In applying for the additional space, Marshalleck says the village has to notify third parties and neighboring villages of their application; and if there are competing interests, the matter would be taken before a specialized tribunal for resolution. As to what would happen with titles currently held by third parties in areas that would fall in the circle, the draft policy states under General Guiding Principle No. 7: “All individual titles issued in favour of private persons within the said circular area shall be extinguished in favour of Maya Customary Land Tenure on registration. Village members whose land titles are so extinguished shall be entitled to a refund of any purchase price or rents paid to the Government for their titles together with reasonable interest thereon. Third parties, other than village members, whose titles are extinguished shall be entitled to compensation in accordance with the Constitution and in accordance with procedures and principles set forth in the legislation. Such village members and third parties may make a claim against a public fund, separate and distinct from the Consolidated Revenue fund, to be known as Maya Customary Land Tenure Compensation Fund for the payment of compensation.”

The Government has drawn up an indicative map to show overlaps and how large outer circles would be if farmlands would be automatically recognized as part of Maya customary land tenure, followed by areas for hunting, fishing, gathering forest resources, etc.
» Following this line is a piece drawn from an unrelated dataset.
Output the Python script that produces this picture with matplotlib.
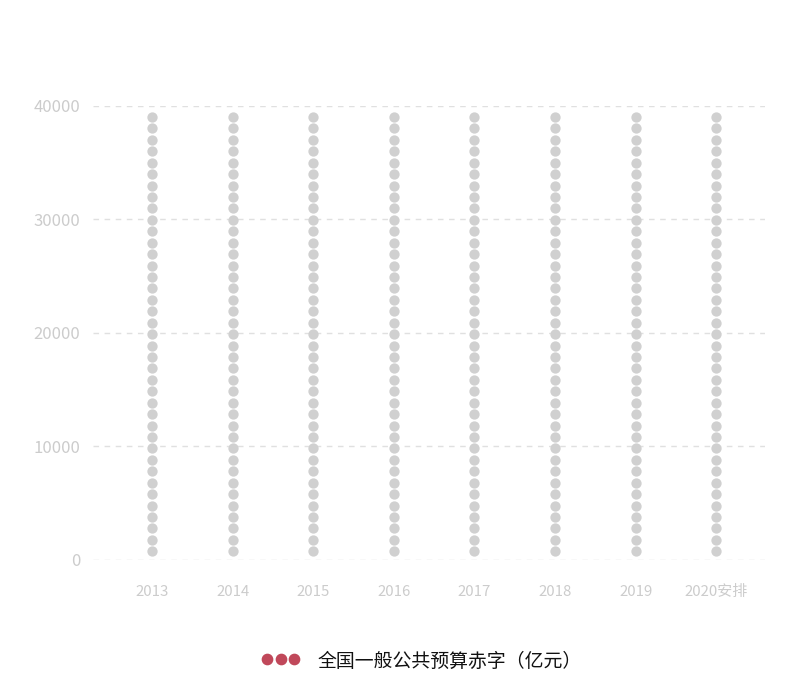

A second indicative map drafted by the Government shows everything they believe is “subject to claim.” According to Marshalleck, only a few areas including Punta Gorda, Barranco and Punta Negra are outside of what is being claimed. He insists that the illustrative maps are not being shared to inflame the situation, but only to impress upon people that a lot is at stake. Marshalleck says the Maya have not made a working alternative proposal, and highlighted that in a number of years, only 3 villages have completed demarcation of their village boundaries.

The next monitoring hearing of the CCJ for the Maya Land Rights case is in April 2024.